A section of the film reveals the history of mankind’s fall into sloth and fat: ‘There’s an amazing sequence where the camera pans over portraits of the previous captains of the ship — and we watch as they slowly devolve into amorphous blobs with each successive generation. Will the lethargic humans re-awaken to their possibilities as people? I hate spoilers: you’ll have to see the movie to find out!’ “

full text here

The (cited) article over at calorielab (from back in October) goes on to say these early screenings the human characters hadn’t been fully rendered yet, so it’s not clear whether or not they will actually appear as Jabba the Hutt with arms and legs in the final cut of the film… Still this is so INCREDIBLY disappointing. I feel personally betrayed by Pixar right now.

UPDATE: Rachel at the F-Word, wrote about this way back in November and I encourage you to read her incisive and detailed analysis of how this sort of portrayal advances damaging fat stereotypes here & here. We pulled from the exact same article even, so I’m kind of stunned my google search for didn’t turn up her posts on the movie. Evidently my google-fu is failing me today. Thanks, Rachel for being so cordial! I personally feel like I should have been whacked with a clue-by-four on this one.

4 Responses to “Fat! Lazy! Humans! Destroy the Earth: Wall-E does not compute”

  1. rachelr responded:

    I blogged about this film last year with my concerns about what appears to be its blatant fat-bashing.
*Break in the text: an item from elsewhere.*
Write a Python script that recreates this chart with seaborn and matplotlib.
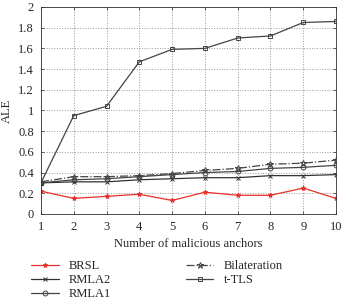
import matplotlib
matplotlib.use("Agg")
import matplotlib.pyplot as plt
import seaborn as sns
import pandas as pd

# values
anchors = [1, 2, 3, 4, 5, 6, 7, 8, 9, 10]
brsl = [0.22, 0.15, 0.17, 0.19, 0.13, 0.21, 0.18, 0.18, 0.25, 0.15]
rmla2 = [0.30, 0.31, 0.31, 0.33, 0.34, 0.35, 0.35, 0.37, 0.37, 0.38]
rmla1 = [0.30, 0.33, 0.34, 0.36, 0.38, 0.40, 0.41, 0.44, 0.45, 0.47]
bilateration = [0.31, 0.36, 0.36, 0.37, 0.39, 0.42, 0.44, 0.48, 0.49, 0.52]
ttls = [0.30, 0.95, 1.04, 1.47, 1.59, 1.60, 1.70, 1.72, 1.85, 1.86]

series = {"BRSL": brsl, "RMLA2": rmla2, "RMLA1": rmla1,
          "Bilateration": bilateration, "t-TLS": ttls}
df = pd.DataFrame(
    [(a, name, v) for name, vals in series.items() for a, v in zip(anchors, vals)],
    columns=["anchors", "method", "ALE"],
)

sns.set_theme(style="ticks")
plt.rcParams["font.family"] = ["Liberation Serif", "DejaVu Serif"]

fig = plt.figure(figsize=(3.44, 3.03), dpi=100)
ax = fig.add_axes([0.119, 0.294, 0.858, 0.683])

styles = {
    "BRSL": dict(color="#e8302a", marker="*", linestyle="-", markersize=3.5, linewidth=0.9),
    "RMLA2": dict(color="#333333", marker="x", linestyle="-", markersize=2.5, linewidth=0.9),
    "RMLA1": dict(color="#444444", marker="o", linestyle="-", markersize=3.5, linewidth=0.9),
    "Bilateration": dict(color="#444444", marker="*", linestyle="-.", markersize=4.5, linewidth=0.9),
    "t-TLS": dict(color="#444444", marker="s", linestyle="-", markersize=3.5, linewidth=0.9),
}
for name in series:
    sub = df[df["method"] == name]
    st = styles[name]
    face = st["color"] if name == "BRSL" else "none"
    sns.lineplot(data=sub, x="anchors", y="ALE", ax=ax, label=name,
                 markeredgewidth=0.7, markeredgecolor=st["color"],
                 markerfacecolor=face, **st)

ax.set_xlim(1, 10)
ax.set_ylim(0, 2)
ax.set_xticks(anchors)
ax.set_yticks([0, 0.2, 0.4, 0.6, 0.8, 1, 1.2, 1.4, 1.6, 1.8, 2])
ax.set_yticklabels(["0", "0.2", "0.4", "0.6", "0.8", "1", "1.2", "1.4", "1.6", "1.8", "2"])
ax.tick_params(direction="in", labelsize=9, length=2, width=0.5, top=True, right=True, pad=5)
ax.grid(True, ls=":", color="#999999", lw=0.7)
for s in ax.spines.values():
    s.set_linewidth(0.6)
    s.set_color("#333333")
ax.set_xlabel("Number of malicious anchors", fontsize=9, labelpad=4)
ax.set_ylabel("ALE", fontsize=9)

handles, labels = ax.get_legend_handles_labels()
ax.legend(handles, labels, loc="upper left", bbox_to_anchor=(-0.05, -0.2),
          ncol=2, frameon=False, fontsize=9, handlelength=2.2,
          columnspacing=6.0, labelspacing=0.15, borderaxespad=0)

fig.savefig("out.png", dpi=100)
You can read my archives here and here.

    The posts attracted quite a number of trolls, rivaled only on my site by the Dan Savage loyalists. Pixar has quite the following of fans who will dearly defend their beloved animators regardless. I remember checking the IP of one troll and it came back to Pixar, so I know at least one person there is aware of the concerns of the fat community in relation to this film. He tried to object with claims that the people were fat and lazy because of the effects of space, but c’mon… is the average Disney viewer really going to think “Wow, so space makes people look like Jabba the Hut?” or are they going to think “Wow, so sloth and gluttony makes people look like Jabba the Hut - and destroys the environment, too!”

  2. stitchtowhere responded:

    I knew someone had to have blogged this… Thank you so much for linking me to your incisive posts. As with any piece of media, trolls come out in force (I learned this when I blogged about the rampant misogyny of Sin City) to defend its right to be hateful until the end of time.

    I was completely out of the loop on this, so I appreciate you and others clueing me in. I will amend the post to link directly to your blog entries as well. (I would have linked to you to begin with if I knew about your posts!)

  3. rachelr responded:

    Oh, no problem. Actually, I saw that the film is close to being released and I hoped someone would write about it from a fattist standpoint. I’m a little sick of trying to explain to fatphobes exactly why we find this so very offensive.

  4. Elusis responded:

    Arg, had a comment 2/3 done and then lost it.

    I saw a screening tonight. I would say the character concept has changed from the October reference (and talking with the friend at Pixar who got me in, that is indeed the case - “we had some problems with the humans” in the initial concept, he said.)

    Humans, at least the ones of 2700, are not the villains, and obesity is not the cause of the Earth’s demise (the people shown fleeing Earth in the past are all depicted as slim). It is consumption, and the trash produced by an endless array of consumable goods, that destroys the earth. While I wouldn’t say the portrayal that made it to screen is size-positive, the year 2700 humans are pretty friendly and supportive of WALL-E. There is even a brief scene with a newly-formed couple frolicking (fatly) in the pool, which is pretty flirtatious in a way I thought was charming.

    My Pixar friend said that essentially, the idea is that humanity was supposed to spend just 5 years on the luxury spaceship, but got trapped for 700 years, and because of the super-artificial situation (it was meant to be a total vacation to recruit people into going), got dependent in an artificial way. Originally they were apparently designed to be rather more gross and creepy, and had no intelligible lines; both of those were changed by the team working on the movie because of concerns about what it would suggest about fat people.

    Now, the equation of sloth + fast food = fatties is still at the heart of this, and is undeniably problematic. There is a bit where one of the humans is knocked out of his floating chair and can’t get up without help, so he just flops around on the floor like a turtle on its back or a huge infant. That really sucks.

    But I would say that I liked the film much more than I’d expected based on reading the warnings about it. And I am impressed that Pixar-owned-by-Disney can take what sounds like it was undoubtedly a totally offensive initial character concept, re-work it based on concerns about size-ism, and make an improvement, even if it’s not ultimately ideal. The friend whom I talked to is a fellow of size himself, and it was clear that he felt loyal to the film but also understood it could still have issues. I’m just glad to know the conversation is even happening inside a media company of this stature.